Après cette allocution, qui donne une idée de la haute opinion des indigènes pour la valeur française, Dian Tséronh laissa La Roche et ses compagnons reprendre librement leur chemin.

Ce ne fut pourtant pas sans avoir couru d’autres dangers que l’héroïque escouade, inquiétée encore dans sa marche par quatre cents indigènes, et forcée de revenir en arrière par la rencontre d’une rivière trop large et trop profonde, finit par arriver au Fort-Dauphin, où Flacourt désespérait de la revoir.
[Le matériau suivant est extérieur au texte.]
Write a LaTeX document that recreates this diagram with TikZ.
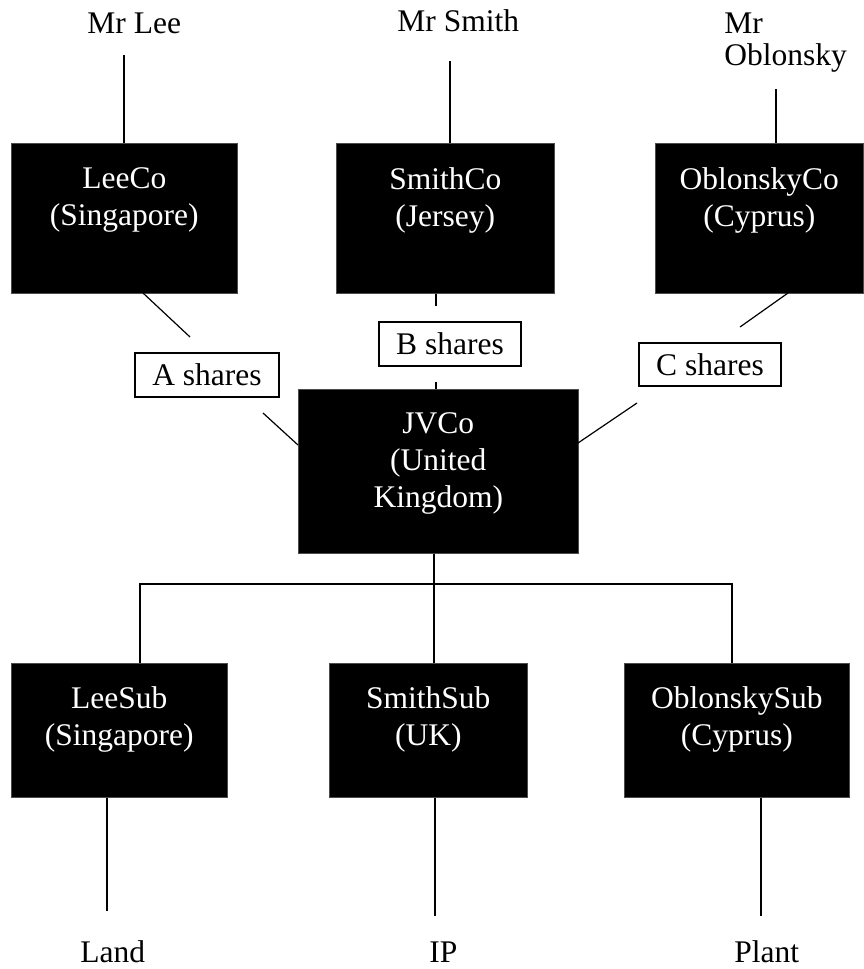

Les sept années du gouvernement de Flacourt sont sept années de luttes et de travaux incessants, pendant lesquelles il entra en rapports avec toutes les tribus du sud et de la côte orientale, depuis la baie Saint-Augustin, tombeau des Anglais, jusqu’à celle d’Antongil et à l’île Sainte-Marie, dont il s’était déclaré protecteur, et où il laissa une petite garnison.

Des déserteurs ou des aventuriers français s’établissaient sans cesse parmi les indigènes ; quelques-uns malheureusement furent traîtres envers leurs compatriotes ; mais la plupart se bornèrent à se naturaliser et à prendre rang parmi les Rohandrians, grâce à leur couleur et à leur intrépidité.

Au bout de cinq ans d’abandon de la part de la Société de l’Orient, Flacourt, réduit aux dernières extrémités, reçut enfin des secours inespérés, grâce au maréchal de la Meilleraye qui lui expédia deux navires avec une lettre où il se disait dans l’intention, clairement démontrée par ses actes, de se substituer seul aux droits de la compagnie, déjà plus qu’à demi ruinée et dont les priviléges expiraient.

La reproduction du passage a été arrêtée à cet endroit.